### Do this
Exactly as written, quote every line that follows, skipping the images.
______________________________
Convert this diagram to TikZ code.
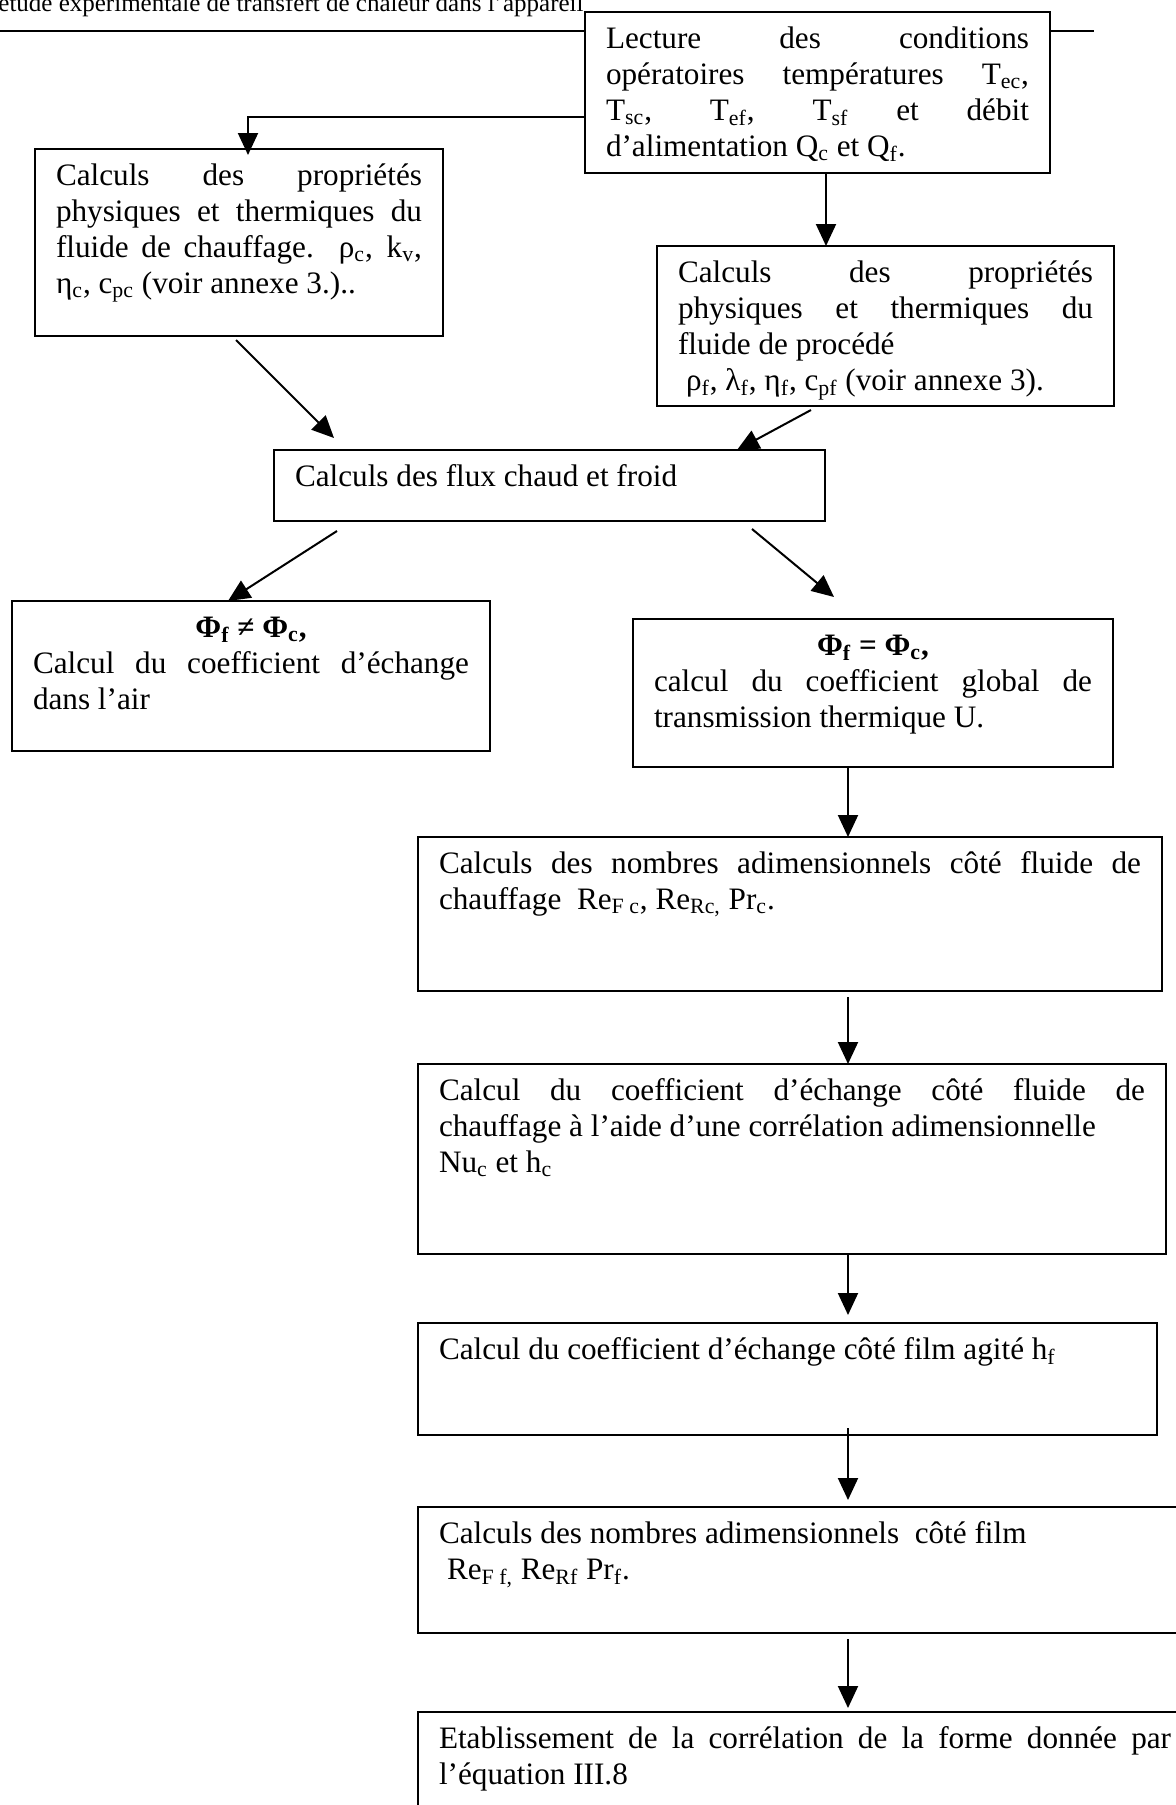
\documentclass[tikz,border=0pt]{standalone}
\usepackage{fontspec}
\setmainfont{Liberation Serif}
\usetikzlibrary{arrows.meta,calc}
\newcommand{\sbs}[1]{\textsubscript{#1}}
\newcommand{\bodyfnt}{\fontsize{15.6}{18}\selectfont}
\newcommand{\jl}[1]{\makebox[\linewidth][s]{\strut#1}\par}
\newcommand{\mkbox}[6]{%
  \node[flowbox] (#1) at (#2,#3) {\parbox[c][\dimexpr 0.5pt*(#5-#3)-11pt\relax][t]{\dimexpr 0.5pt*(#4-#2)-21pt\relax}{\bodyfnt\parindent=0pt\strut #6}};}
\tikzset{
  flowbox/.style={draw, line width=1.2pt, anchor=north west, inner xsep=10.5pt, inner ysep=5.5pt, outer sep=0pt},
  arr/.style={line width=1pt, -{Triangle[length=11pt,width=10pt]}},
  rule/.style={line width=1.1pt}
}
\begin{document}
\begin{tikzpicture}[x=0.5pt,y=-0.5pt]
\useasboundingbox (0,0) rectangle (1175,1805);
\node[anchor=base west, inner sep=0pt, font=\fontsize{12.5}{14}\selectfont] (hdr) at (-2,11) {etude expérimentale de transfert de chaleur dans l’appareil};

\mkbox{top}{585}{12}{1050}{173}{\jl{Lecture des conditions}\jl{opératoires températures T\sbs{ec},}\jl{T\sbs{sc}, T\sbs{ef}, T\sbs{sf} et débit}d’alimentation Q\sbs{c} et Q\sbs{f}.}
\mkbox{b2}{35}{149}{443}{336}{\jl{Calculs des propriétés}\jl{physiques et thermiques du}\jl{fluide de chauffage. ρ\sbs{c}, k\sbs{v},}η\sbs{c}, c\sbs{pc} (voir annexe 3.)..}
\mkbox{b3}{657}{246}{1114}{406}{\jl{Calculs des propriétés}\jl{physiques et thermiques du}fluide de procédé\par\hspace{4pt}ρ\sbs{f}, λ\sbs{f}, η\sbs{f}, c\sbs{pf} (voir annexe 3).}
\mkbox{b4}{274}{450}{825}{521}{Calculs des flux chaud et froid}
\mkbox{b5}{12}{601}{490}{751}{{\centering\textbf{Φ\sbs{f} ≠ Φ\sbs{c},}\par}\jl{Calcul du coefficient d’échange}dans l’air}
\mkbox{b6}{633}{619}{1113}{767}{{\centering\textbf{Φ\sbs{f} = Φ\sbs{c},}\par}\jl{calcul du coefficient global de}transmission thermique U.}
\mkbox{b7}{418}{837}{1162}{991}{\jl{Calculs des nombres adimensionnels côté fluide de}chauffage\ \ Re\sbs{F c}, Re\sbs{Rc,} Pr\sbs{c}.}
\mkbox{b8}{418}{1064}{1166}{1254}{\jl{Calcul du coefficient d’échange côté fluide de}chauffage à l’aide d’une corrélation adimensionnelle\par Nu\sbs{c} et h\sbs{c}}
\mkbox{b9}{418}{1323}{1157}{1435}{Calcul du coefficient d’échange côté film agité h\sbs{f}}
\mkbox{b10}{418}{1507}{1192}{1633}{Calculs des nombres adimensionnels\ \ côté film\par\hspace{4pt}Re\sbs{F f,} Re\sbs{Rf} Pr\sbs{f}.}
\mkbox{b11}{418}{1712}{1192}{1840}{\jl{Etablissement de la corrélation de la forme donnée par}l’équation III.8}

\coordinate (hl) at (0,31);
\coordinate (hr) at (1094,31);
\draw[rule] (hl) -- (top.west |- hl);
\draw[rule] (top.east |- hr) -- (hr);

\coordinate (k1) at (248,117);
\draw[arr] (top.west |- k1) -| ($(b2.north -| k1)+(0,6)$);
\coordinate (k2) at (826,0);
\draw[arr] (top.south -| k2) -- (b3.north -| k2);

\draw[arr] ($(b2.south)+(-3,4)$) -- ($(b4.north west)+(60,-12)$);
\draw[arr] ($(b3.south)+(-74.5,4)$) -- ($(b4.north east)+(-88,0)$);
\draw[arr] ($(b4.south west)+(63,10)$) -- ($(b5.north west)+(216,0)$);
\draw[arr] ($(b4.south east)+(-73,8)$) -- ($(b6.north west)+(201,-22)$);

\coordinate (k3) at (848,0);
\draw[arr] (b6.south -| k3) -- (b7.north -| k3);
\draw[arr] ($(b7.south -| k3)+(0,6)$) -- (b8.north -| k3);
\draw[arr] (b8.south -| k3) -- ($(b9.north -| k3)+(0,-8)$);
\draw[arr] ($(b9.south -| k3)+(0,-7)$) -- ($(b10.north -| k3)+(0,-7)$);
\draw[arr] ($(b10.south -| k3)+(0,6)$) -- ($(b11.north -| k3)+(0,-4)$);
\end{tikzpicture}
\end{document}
______________________________
### In response
Convert this diagram to TikZ code.
\documentclass[tikz,border=0pt]{standalone}
\usepackage{fontspec}
\setmainfont{Liberation Serif}
\usetikzlibrary{arrows.meta,calc}
\newcommand{\sbs}[1]{\textsubscript{#1}}
\newcommand{\bodyfnt}{\fontsize{15.6}{18}\selectfont}
\newcommand{\jl}[1]{\makebox[\linewidth][s]{\strut#1}\par}
\newcommand{\mkbox}[6]{%
  \node[flowbox] (#1) at (#2,#3) {\parbox[c][\dimexpr 0.5pt*(#5-#3)-11pt\relax][t]{\dimexpr 0.5pt*(#4-#2)-21pt\relax}{\bodyfnt\parindent=0pt\strut #6}};}
\tikzset{
  flowbox/.style={draw, line width=1.2pt, anchor=north west, inner xsep=10.5pt, inner ysep=5.5pt, outer sep=0pt},
  arr/.style={line width=1pt, -{Triangle[length=11pt,width=10pt]}},
  rule/.style={line width=1.1pt}
}
\begin{document}
\begin{tikzpicture}[x=0.5pt,y=-0.5pt]
\useasboundingbox (0,0) rectangle (1175,1805);
\node[anchor=base west, inner sep=0pt, font=\fontsize{12.5}{14}\selectfont] (hdr) at (-2,11) {etude expérimentale de transfert de chaleur dans l’appareil};

\mkbox{top}{585}{12}{1050}{173}{\jl{Lecture des conditions}\jl{opératoires températures T\sbs{ec},}\jl{T\sbs{sc}, T\sbs{ef}, T\sbs{sf} et débit}d’alimentation Q\sbs{c} et Q\sbs{f}.}
\mkbox{b2}{35}{149}{443}{336}{\jl{Calculs des propriétés}\jl{physiques et thermiques du}\jl{fluide de chauffage. ρ\sbs{c}, k\sbs{v},}η\sbs{c}, c\sbs{pc} (voir annexe 3.)..}
\mkbox{b3}{657}{246}{1114}{406}{\jl{Calculs des propriétés}\jl{physiques et thermiques du}fluide de procédé\par\hspace{4pt}ρ\sbs{f}, λ\sbs{f}, η\sbs{f}, c\sbs{pf} (voir annexe 3).}
\mkbox{b4}{274}{450}{825}{521}{Calculs des flux chaud et froid}
\mkbox{b5}{12}{601}{490}{751}{{\centering\textbf{Φ\sbs{f} ≠ Φ\sbs{c},}\par}\jl{Calcul du coefficient d’échange}dans l’air}
\mkbox{b6}{633}{619}{1113}{767}{{\centering\textbf{Φ\sbs{f} = Φ\sbs{c},}\par}\jl{calcul du coefficient global de}transmission thermique U.}
\mkbox{b7}{418}{837}{1162}{991}{\jl{Calculs des nombres adimensionnels côté fluide de}chauffage\ \ Re\sbs{F c}, Re\sbs{Rc,} Pr\sbs{c}.}
\mkbox{b8}{418}{1064}{1166}{1254}{\jl{Calcul du coefficient d’échange côté fluide de}chauffage à l’aide d’une corrélation adimensionnelle\par Nu\sbs{c} et h\sbs{c}}
\mkbox{b9}{418}{1323}{1157}{1435}{Calcul du coefficient d’échange côté film agité h\sbs{f}}
\mkbox{b10}{418}{1507}{1192}{1633}{Calculs des nombres adimensionnels\ \ côté film\par\hspace{4pt}Re\sbs{F f,} Re\sbs{Rf} Pr\sbs{f}.}
\mkbox{b11}{418}{1712}{1192}{1840}{\jl{Etablissement de la corrélation de la forme donnée par}l’équation III.8}

\coordinate (hl) at (0,31);
\coordinate (hr) at (1094,31);
\draw[rule] (hl) -- (top.west |- hl);
\draw[rule] (top.east |- hr) -- (hr);

\coordinate (k1) at (248,117);
\draw[arr] (top.west |- k1) -| ($(b2.north -| k1)+(0,6)$);
\coordinate (k2) at (826,0);
\draw[arr] (top.south -| k2) -- (b3.north -| k2);

\draw[arr] ($(b2.south)+(-3,4)$) -- ($(b4.north west)+(60,-12)$);
\draw[arr] ($(b3.south)+(-74.5,4)$) -- ($(b4.north east)+(-88,0)$);
\draw[arr] ($(b4.south west)+(63,10)$) -- ($(b5.north west)+(216,0)$);
\draw[arr] ($(b4.south east)+(-73,8)$) -- ($(b6.north west)+(201,-22)$);

\coordinate (k3) at (848,0);
\draw[arr] (b6.south -| k3) -- (b7.north -| k3);
\draw[arr] ($(b7.south -| k3)+(0,6)$) -- (b8.north -| k3);
\draw[arr] (b8.south -| k3) -- ($(b9.north -| k3)+(0,-8)$);
\draw[arr] ($(b9.south -| k3)+(0,-7)$) -- ($(b10.north -| k3)+(0,-7)$);
\draw[arr] ($(b10.south -| k3)+(0,6)$) -- ($(b11.north -| k3)+(0,-4)$);
\end{tikzpicture}
\end{document}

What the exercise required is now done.